[Supplied material]
★ ★ ★ ★

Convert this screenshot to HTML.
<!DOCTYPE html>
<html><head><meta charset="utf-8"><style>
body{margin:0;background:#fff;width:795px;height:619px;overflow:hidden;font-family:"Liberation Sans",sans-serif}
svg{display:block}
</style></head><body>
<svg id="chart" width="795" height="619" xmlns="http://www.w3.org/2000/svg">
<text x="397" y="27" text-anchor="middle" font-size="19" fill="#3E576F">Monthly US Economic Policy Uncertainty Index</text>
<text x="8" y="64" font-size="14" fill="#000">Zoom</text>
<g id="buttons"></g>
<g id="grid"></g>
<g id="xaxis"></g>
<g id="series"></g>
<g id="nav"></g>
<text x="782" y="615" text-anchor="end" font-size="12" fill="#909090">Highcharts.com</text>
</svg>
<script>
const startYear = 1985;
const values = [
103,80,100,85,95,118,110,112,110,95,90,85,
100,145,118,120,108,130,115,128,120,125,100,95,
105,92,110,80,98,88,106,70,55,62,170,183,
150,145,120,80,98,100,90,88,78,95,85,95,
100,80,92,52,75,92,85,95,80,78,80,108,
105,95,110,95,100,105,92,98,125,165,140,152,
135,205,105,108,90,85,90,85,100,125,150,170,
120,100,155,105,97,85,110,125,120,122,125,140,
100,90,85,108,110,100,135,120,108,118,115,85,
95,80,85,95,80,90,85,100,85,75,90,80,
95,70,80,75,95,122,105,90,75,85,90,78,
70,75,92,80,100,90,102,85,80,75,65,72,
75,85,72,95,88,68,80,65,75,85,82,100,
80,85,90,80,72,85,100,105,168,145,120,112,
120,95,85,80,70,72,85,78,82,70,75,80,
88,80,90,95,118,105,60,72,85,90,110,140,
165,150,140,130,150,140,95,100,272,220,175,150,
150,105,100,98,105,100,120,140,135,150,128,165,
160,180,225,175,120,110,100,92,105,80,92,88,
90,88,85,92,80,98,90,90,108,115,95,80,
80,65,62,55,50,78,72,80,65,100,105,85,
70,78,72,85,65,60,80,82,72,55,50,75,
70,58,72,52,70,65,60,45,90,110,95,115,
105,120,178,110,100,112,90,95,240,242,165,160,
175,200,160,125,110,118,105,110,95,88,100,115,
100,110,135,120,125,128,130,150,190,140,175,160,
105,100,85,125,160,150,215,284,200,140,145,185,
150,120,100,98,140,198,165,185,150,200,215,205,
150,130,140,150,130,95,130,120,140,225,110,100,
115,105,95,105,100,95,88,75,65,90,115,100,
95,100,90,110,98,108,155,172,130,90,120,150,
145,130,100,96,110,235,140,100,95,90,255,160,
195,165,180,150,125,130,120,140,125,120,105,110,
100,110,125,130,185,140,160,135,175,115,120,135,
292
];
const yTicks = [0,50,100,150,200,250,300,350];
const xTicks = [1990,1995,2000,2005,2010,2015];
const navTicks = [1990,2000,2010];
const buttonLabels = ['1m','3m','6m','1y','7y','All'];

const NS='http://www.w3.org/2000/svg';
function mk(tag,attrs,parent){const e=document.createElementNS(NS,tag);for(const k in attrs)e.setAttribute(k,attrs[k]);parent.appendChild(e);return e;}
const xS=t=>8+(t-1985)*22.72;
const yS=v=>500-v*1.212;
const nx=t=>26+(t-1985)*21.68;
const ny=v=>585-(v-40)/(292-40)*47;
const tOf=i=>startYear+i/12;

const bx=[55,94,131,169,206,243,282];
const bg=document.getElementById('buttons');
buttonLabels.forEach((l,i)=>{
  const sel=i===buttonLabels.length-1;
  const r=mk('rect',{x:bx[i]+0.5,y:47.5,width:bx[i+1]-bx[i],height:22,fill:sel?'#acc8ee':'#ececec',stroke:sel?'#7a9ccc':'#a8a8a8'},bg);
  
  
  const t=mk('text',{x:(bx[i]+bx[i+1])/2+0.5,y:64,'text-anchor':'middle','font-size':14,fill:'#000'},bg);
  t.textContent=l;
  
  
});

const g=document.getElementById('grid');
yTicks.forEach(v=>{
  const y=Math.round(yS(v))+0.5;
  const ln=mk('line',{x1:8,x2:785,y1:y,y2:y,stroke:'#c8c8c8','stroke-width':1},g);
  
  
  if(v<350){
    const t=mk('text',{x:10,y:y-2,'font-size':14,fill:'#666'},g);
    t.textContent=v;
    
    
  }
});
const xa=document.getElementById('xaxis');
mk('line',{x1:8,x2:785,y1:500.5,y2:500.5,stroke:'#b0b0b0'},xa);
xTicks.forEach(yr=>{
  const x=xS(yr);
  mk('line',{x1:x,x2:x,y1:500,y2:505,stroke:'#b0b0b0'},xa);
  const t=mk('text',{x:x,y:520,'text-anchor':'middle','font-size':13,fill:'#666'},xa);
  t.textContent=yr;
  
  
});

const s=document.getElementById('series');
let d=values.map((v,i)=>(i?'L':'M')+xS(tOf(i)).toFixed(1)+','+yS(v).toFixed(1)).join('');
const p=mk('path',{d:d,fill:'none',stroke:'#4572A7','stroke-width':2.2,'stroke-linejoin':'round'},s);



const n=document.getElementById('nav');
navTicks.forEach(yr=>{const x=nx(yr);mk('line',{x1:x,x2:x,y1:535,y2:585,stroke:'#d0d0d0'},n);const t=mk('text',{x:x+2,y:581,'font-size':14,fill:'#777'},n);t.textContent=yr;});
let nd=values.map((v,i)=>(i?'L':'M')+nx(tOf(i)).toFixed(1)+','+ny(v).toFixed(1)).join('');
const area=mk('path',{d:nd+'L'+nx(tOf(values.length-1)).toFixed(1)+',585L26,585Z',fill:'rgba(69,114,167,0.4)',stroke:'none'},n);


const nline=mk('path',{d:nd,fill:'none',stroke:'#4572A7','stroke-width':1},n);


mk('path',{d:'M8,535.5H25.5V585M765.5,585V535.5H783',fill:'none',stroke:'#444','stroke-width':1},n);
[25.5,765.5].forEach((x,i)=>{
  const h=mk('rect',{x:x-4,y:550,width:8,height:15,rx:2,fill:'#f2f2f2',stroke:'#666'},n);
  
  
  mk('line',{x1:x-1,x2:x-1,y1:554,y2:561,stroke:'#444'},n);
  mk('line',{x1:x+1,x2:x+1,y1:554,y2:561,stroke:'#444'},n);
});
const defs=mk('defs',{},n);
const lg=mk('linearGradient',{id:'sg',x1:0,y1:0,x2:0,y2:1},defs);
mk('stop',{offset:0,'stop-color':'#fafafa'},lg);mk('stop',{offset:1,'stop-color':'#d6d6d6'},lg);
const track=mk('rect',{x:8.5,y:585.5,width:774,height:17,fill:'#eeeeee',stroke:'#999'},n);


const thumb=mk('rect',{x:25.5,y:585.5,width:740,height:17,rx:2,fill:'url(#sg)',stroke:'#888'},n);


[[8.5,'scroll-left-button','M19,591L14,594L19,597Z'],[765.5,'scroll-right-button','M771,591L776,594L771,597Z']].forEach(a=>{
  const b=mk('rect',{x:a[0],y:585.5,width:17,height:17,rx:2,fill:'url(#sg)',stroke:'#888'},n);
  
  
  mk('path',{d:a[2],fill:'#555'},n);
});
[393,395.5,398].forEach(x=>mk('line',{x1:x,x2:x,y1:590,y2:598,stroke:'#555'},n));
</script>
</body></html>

★ ★ ★ ★

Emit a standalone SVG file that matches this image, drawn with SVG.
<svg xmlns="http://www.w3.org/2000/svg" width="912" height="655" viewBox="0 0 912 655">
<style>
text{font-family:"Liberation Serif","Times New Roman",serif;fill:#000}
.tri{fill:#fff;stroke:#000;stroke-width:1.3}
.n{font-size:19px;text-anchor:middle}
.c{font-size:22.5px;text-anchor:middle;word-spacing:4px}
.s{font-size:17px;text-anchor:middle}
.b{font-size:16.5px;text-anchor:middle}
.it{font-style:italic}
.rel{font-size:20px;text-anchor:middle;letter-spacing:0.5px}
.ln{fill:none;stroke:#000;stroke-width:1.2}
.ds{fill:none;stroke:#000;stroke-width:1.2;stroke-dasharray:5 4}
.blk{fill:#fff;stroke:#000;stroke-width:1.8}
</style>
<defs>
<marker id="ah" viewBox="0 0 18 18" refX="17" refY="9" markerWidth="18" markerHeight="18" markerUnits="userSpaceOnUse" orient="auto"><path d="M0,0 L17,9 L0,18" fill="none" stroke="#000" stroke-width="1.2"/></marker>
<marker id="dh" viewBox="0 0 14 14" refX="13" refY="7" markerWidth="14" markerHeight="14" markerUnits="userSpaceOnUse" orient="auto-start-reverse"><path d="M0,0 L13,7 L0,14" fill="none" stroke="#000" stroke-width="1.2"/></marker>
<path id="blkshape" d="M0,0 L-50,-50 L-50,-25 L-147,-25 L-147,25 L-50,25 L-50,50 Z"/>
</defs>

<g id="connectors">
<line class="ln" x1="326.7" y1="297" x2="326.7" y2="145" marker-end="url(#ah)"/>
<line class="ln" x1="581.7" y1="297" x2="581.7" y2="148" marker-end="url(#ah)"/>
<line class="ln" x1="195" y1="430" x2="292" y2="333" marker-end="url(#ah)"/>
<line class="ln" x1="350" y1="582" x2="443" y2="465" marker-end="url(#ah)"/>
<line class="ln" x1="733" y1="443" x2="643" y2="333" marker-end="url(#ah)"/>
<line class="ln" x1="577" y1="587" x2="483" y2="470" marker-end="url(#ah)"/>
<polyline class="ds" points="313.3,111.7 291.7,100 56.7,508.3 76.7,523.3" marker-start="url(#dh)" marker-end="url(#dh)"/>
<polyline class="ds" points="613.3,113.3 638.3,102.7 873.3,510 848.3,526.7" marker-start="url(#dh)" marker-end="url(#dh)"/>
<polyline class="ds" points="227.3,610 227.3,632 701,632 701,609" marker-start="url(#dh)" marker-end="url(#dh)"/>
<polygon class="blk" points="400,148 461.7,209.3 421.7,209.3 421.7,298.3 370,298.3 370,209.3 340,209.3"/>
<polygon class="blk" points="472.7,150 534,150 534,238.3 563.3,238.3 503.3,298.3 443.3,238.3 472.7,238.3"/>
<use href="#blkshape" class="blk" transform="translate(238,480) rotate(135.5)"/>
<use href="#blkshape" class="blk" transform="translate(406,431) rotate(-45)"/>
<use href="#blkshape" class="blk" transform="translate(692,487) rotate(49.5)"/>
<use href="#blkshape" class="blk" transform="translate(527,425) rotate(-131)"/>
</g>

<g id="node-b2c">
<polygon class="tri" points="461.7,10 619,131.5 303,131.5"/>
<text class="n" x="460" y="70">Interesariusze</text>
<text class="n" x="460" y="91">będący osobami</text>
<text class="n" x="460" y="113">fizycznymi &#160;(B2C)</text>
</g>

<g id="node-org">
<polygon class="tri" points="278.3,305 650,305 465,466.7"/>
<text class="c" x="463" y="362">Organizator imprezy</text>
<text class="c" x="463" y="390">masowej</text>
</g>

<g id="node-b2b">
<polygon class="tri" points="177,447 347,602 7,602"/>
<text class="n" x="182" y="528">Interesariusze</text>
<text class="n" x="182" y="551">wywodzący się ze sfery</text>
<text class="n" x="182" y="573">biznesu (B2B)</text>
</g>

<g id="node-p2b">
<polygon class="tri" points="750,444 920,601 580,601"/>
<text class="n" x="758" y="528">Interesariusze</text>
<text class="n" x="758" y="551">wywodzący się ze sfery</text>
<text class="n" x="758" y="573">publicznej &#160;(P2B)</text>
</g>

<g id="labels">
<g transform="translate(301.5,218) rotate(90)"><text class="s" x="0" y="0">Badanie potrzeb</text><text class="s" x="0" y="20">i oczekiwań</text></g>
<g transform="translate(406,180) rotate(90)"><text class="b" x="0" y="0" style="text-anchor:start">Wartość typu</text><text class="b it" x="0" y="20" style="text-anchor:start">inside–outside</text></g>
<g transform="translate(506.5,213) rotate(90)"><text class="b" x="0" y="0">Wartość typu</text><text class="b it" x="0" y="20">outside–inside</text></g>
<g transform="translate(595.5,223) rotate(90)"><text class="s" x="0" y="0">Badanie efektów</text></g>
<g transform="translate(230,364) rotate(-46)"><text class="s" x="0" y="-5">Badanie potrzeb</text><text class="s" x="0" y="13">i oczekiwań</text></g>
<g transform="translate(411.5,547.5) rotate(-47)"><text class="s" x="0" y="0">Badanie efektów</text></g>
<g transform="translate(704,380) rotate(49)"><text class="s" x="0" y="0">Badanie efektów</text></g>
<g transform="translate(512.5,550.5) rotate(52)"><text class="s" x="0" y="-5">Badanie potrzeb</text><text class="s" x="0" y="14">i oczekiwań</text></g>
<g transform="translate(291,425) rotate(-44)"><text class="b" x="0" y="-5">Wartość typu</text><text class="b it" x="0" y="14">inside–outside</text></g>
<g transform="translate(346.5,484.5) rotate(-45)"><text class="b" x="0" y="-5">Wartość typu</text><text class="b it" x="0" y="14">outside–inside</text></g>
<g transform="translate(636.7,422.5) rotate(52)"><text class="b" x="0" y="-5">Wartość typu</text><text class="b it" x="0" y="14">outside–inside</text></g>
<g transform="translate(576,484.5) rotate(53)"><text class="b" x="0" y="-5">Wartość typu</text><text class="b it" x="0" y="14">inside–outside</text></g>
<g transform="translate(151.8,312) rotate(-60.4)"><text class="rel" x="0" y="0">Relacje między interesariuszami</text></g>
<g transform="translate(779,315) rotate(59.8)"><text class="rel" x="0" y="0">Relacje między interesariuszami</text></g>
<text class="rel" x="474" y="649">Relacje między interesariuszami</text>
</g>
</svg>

★ ★ ★ ★

[Short task]
Locate all lines that include the word "this" and copy them out.

[Answer in full]
Convert this screenshot to HTML.
Emit a standalone SVG file that matches this image, drawn with SVG.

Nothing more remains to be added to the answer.